Quantum Vacuum Torque (QVT) theory proposes that the vacuum is not empty. It is a structured, energetic field with rotational degrees of freedom. When a directed influence acts on this vacuum—such as consciousness or coherent observation—it induces torque. This torque interacts with the spin structure of the quantum vacuum, aligning the virtual particles and fluctuations that constantly arise and vanish due to quantum uncertainty.

This alignment of spin at the smallest scales leads to the creation of a macroscopic magnetic field.

Mathematical Framework

We begin with the basic definition of torque:

tau = dL/dt

Where:

- tau is torque

- L is angular momentum

- dL/dt is the rate of change of angular momentum with time

In the quantum vacuum, each fluctuation at the Planck scale has an angular momentum roughly on the order of:

L_planck = hbar

Where:

- hbar is the reduced Planck constant

If a directional field of torque is applied across a region of vacuum, it breaks rotational symmetry and causes spin alignment in these fluctuations. The sum of their contributions generates a net magnetic moment:

M = sum_over_i (gamma_i * S_i)

Where:

- M is the magnetic moment

- gamma_i is the gyromagnetic ratio of each fluctuation

- S_i is the spin vector of each virtual particle or fluctuation

A magnetic field is then induced from the total magnetic moment using:

B = mu_0 * M

Putting it all together:

B_primordial = mu_0 * sum_over_i (gamma_i * S_i)

Where:

- B_primordial is the primordial magnetic field

- mu_0 is the vacuum permeability

This shows that even without any moving electric charges, magnetic fields can emerge from spin alignment due to vacuum torque.

Explaining Directionality

One of the mysteries is why magnetic fields are aligned over such huge distances.

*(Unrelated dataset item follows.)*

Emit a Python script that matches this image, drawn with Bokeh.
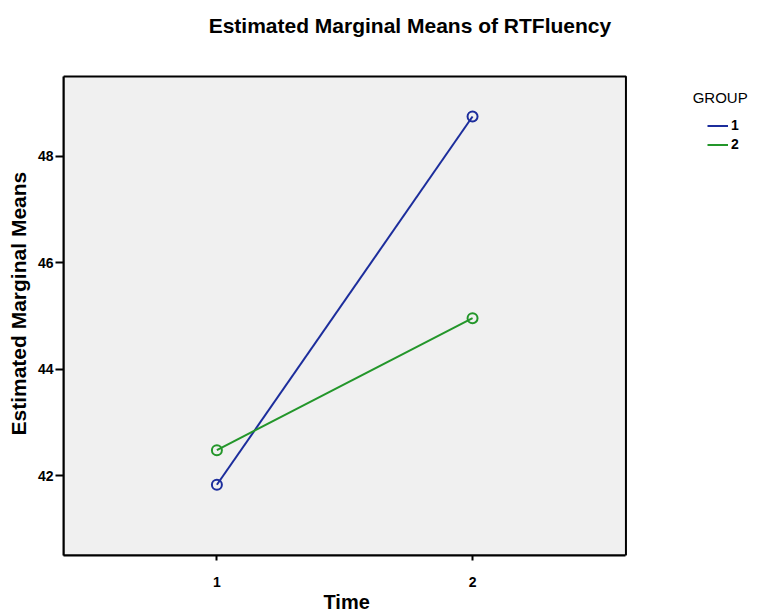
from bokeh.plotting import figure
from bokeh.models import (Legend, LegendItem, Range1d, FixedTicker, BoxAnnotation,
                          Label, Title)
from bokeh.embed import file_html
from bokeh.resources import INLINE

# ---- data ----
time_points = [1, 2]
group_labels = ["1", "2"]
group1_means = [41.83, 48.75]
group2_means = [42.48, 44.96]
y_ticks = [42, 44, 46, 48]
x_ticks = [1, 2]

colors = ["#1c2d9c", "#23962a"]
FONT = "Liberation Sans"

# plot box (axis extent); the frame extends beyond it so that the title and
# legend, drawn inside the frame, are not clipped
X_LO, X_HI = 0.4, 2.6
Y_LO, Y_HI = 40.5, 49.5

p = figure(width=752, height=615, output_backend="svg", toolbar_location=None,
           x_range=Range1d(X_LO, 3.095), y_range=Range1d(Y_LO, 50.93),
           min_border_left=62, min_border_right=0, min_border_top=0,
           min_border_bottom=60)

p.title.visible = False
p.background_fill_color = "white"
p.border_fill_color = "white"
p.outline_line_color = None
p.xgrid.visible = False
p.ygrid.visible = False

box = BoxAnnotation(left=X_LO, right=X_HI, bottom=Y_LO, top=Y_HI,
                    fill_color="#f0f0f0", fill_alpha=1.0,
                    line_color="black", line_alpha=1.0, line_width=2,
                    level="underlay")
p.add_layout(box)

p.xaxis.ticker = FixedTicker(ticks=x_ticks)
p.yaxis.ticker = FixedTicker(ticks=y_ticks)
p.xaxis.bounds = (X_LO, X_HI)
p.yaxis.bounds = (Y_LO, Y_HI)
for ax in (p.xaxis, p.yaxis):
    ax.axis_line_color = "black"
    ax.axis_line_width = 2
    ax.major_tick_line_color = "black"
    ax.major_tick_line_width = 2
    ax.major_tick_in = 0
    ax.minor_tick_line_color = None
    ax.major_label_text_font = FONT
    ax.major_label_text_font_size = "14px"
    ax.major_label_text_font_style = "bold"
    ax.major_label_text_color = "black"

p.xaxis.major_tick_out = 5
p.xaxis.major_label_standoff = 16
p.yaxis.major_tick_out = 8
p.yaxis.major_label_standoff = 2

# axis titles, centred on the plot box rather than on the (wider) frame
x_title = Title(text="Time", align="left", offset=260, standoff=2,
                vertical_align="top", text_font=FONT, text_font_size="20px",
                text_font_style="bold", text_color="black")
p.add_layout(x_title, "below")
y_title = Title(text="Estimated Marginal Means", align="left", offset=120,
                standoff=9, vertical_align="bottom", text_font=FONT,
                text_font_size="21px", text_font_style="bold",
                text_color="black")
p.add_layout(y_title, "left")

title = Label(x=1.755, y=50.46, text="Estimated Marginal Means of RTFluency",
              text_font=FONT, text_font_size="21px", text_font_style="bold",
              text_color="black", text_align="center", text_baseline="middle")
p.add_layout(title)

items = []
for means, c, lab in zip([group1_means, group2_means], colors, group_labels):
    r = p.line(time_points, means, line_color=c, line_width=2)
    p.scatter(time_points, means, marker="circle", size=10, fill_color=None,
              line_color=c, line_width=2)
    items.append(LegendItem(label=lab, renderers=[r]))

legend_title = Label(x=2.861, y=49.106, text="GROUP", text_font=FONT,
                     text_font_size="15px", text_color="black",
                     text_align="left", text_baseline="middle")
p.add_layout(legend_title)

legend = Legend(items=items, location=(644, 403),
                padding=0, margin=0, spacing=3, glyph_width=21,
                glyph_height=15, label_height=15, label_standoff=3,
                background_fill_alpha=0, border_line_alpha=0,
                label_text_font=FONT, label_text_font_size="14px",
                label_text_font_style="bold", label_text_color="black")
p.add_layout(legend, "center")

open("out.html", "w").write(file_html(p, INLINE))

In QVT, this is explained by the directional nature of the torque applied to the vacuum. If a coherent field—such as a universal observer field or primordial consciousness—acts on the vacuum before inflation, it can induce rotational symmetry breaking across large regions.

The torque vector is given by:

tau_vacuum = r x F_vacuum

Where:

- r is the position vector

- F_vacuum is the force induced by the interaction between consciousness and the vacuum

Because this occurs before cosmic inflation, the alignment of spin becomes embedded in space itself. As the universe expands, this structure remains, leading to the observed coherence of magnetic fields across galaxies and beyond.

Conclusion

This model solves three major issues:

1. It provides a physical mechanism for the generation of magnetic fields directly from the quantum vacuum, without requiring charged particles.

2. It explains how magnetic fields could have a preferred direction, due to torque applied to the vacuum by a coherent external field.

3. It accounts for the preservation of this structure during inflation, explaining why we observe large-scale coherence today.

References

Durrer, R., & Neronov, A. (2013). Cosmological Magnetic Fields: Their Generation, Evolution and Observation. Astronomy and Astrophysics Review, 21(62). https://doi.org/10.1007/s00159-013-0062-7

Widrow, L. M. (2002). Origin of Galactic and Extragalactic Magnetic Fields. Reviews of Modern Physics, 74(3), 775. https://doi.org/10.1103/RevModPhys.74.775

Turner, M. S., & Widrow, L. M. (1988). Inflation-produced, large-scale magnetic fields. Phys. Rev. D, 37(10), 2743. https://doi.org/10.1103/PhysRevD.37.2743

Penrose, R. (1996). On Gravity’s Role in Quantum State Reduction. General Relativity and Gravitation, 28(5), 581–600.

Kanten, C. (2025). Quantum Vacuum Torque Theory: A Unified Field Approach. Soular Science Institute.